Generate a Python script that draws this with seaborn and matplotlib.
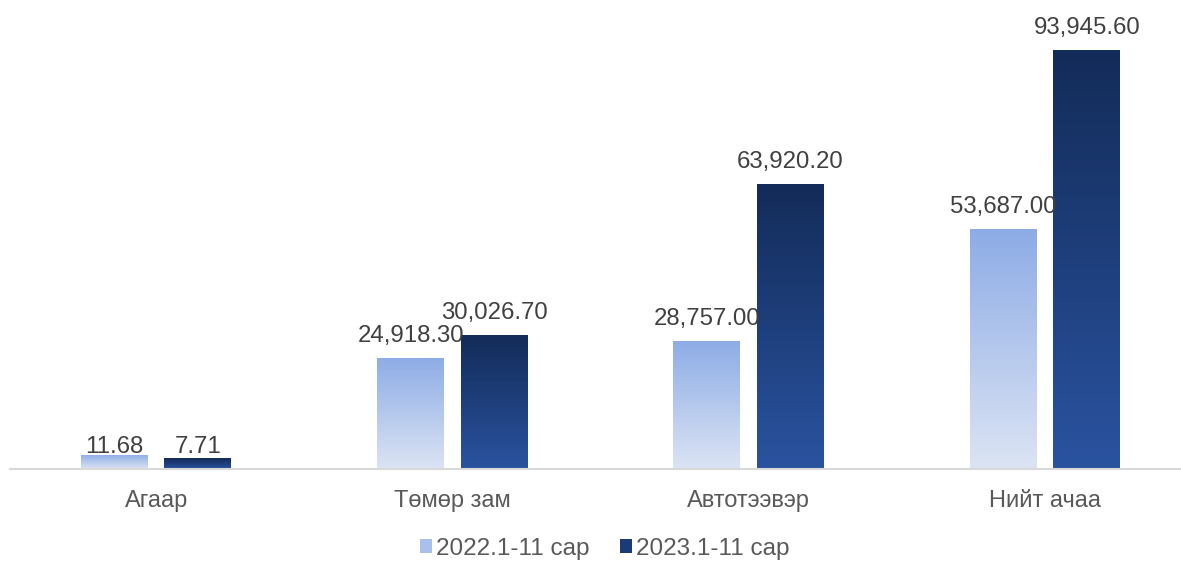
import numpy as np
import pandas as pd
import matplotlib
matplotlib.use("Agg")
import matplotlib.pyplot as plt
import seaborn as sns
from matplotlib.colors import LinearSegmentedColormap
from matplotlib.patches import Patch

# Data
categories = ["Агаар", "Төмөр зам", "Автотээвэр", "Нийт ачаа"]
series_names = ["2022.1-11 сар", "2023.1-11 сар"]
# values shown in the labels
values_2022 = [11.68, 24918.30, 28757.00, 53687.00]
values_2023 = [7.71, 30026.70, 63920.20, 93945.60]
# bar heights as drawn (the Агаар bars are drawn taller than their values)
heights_2022 = [3140, 24918.30, 28757.00, 53687.00]
heights_2023 = [2460, 30026.70, 63920.20, 93945.60]

# gradient colours (top, bottom)
grad_2022 = ("#8DACE6", "#DCE4F4")
grad_2023 = ("#132B58", "#2A53A0")

sns.set_theme(style="white")
plt.rcParams['font.family'] = ['Liberation Sans', 'DejaVu Sans']

df = pd.DataFrame({
    "category": categories * 2,
    "series": [series_names[0]] * 4 + [series_names[1]] * 4,
    "value": heights_2022 + heights_2023,
})

fig = plt.figure(figsize=(11.81, 5.61), dpi=100)
ax = fig.add_axes([10 / 1181, 1 - 469 / 561, 1171 / 1181, 469 / 561])

sns.barplot(data=df, x="category", y="value", hue="series", order=categories,
            hue_order=series_names, width=0.564, gap=0.199,
            palette=[grad_2022[0], grad_2023[0]], legend=False, ax=ax)

# replace flat fills with vertical gradients, then label with the real values
grads = [grad_2022, grad_2023]
label_values = [values_2022, values_2023]
for i, container in enumerate(ax.containers):
    cmap = LinearSegmentedColormap.from_list(f"g{i}", [grads[i][1], grads[i][0]])
    for bar, val in zip(container, label_values[i]):
        x0, y0 = bar.get_x(), bar.get_y()
        w, h = bar.get_width(), bar.get_height()
        grad = np.linspace(0, 1, 256).reshape(-1, 1)
        im = ax.imshow(grad, cmap=cmap, aspect="auto", origin="lower",
                       extent=[x0, x0 + w, y0, y0 + h], zorder=2)
        im.set_clip_path(bar)
        bar.set_facecolor("none")
        bar.set_edgecolor("none")
        ax.annotate(f"{val:,.2f}", (x0 + w / 2, val), xytext=(0, 8),
                    textcoords="offset points", ha="center", va="bottom",
                    fontsize=17.3, color="#404040", zorder=3)

ax.set_aspect("auto")
ax.set_xlim(-0.493, 3.459)
ax.set_ylim(0, 105100)

for s in ["top", "left", "right"]:
    ax.spines[s].set_visible(False)
ax.spines["bottom"].set_color("#D9D9D9")
ax.spines["bottom"].set_linewidth(1.5)
ax.set_yticks([])
ax.set_xlabel("")
ax.set_ylabel("")
ax.tick_params(axis="x", length=0, pad=15, labelsize=17, labelcolor="#595959")

handles = [Patch(facecolor="#A9C0EA", edgecolor="none"),
           Patch(facecolor="#1B3A78", edgecolor="none")]
fig.legend(handles, series_names, loc="center", bbox_to_anchor=(0.512, 0.022),
           ncol=2, frameon=False, fontsize=17.5, handlelength=0.5, handleheight=0.5,
           handletextpad=0.16, columnspacing=1.23, labelcolor="#595959",
           borderaxespad=0, borderpad=0)

fig.savefig("out.png", dpi=100)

# [WHAT IS EXPECTED]
Transcribe the opening line of the listing above, please, and every line after it through the line with "from matplotlib.patches import Patch", word for word, without pictures.

# [WRITTEN REPLY]
Generate a Python script that draws this with seaborn and matplotlib.
import numpy as np
import pandas as pd
import matplotlib
matplotlib.use("Agg")
import matplotlib.pyplot as plt
import seaborn as sns
from matplotlib.colors import LinearSegmentedColormap
from matplotlib.patches import Patch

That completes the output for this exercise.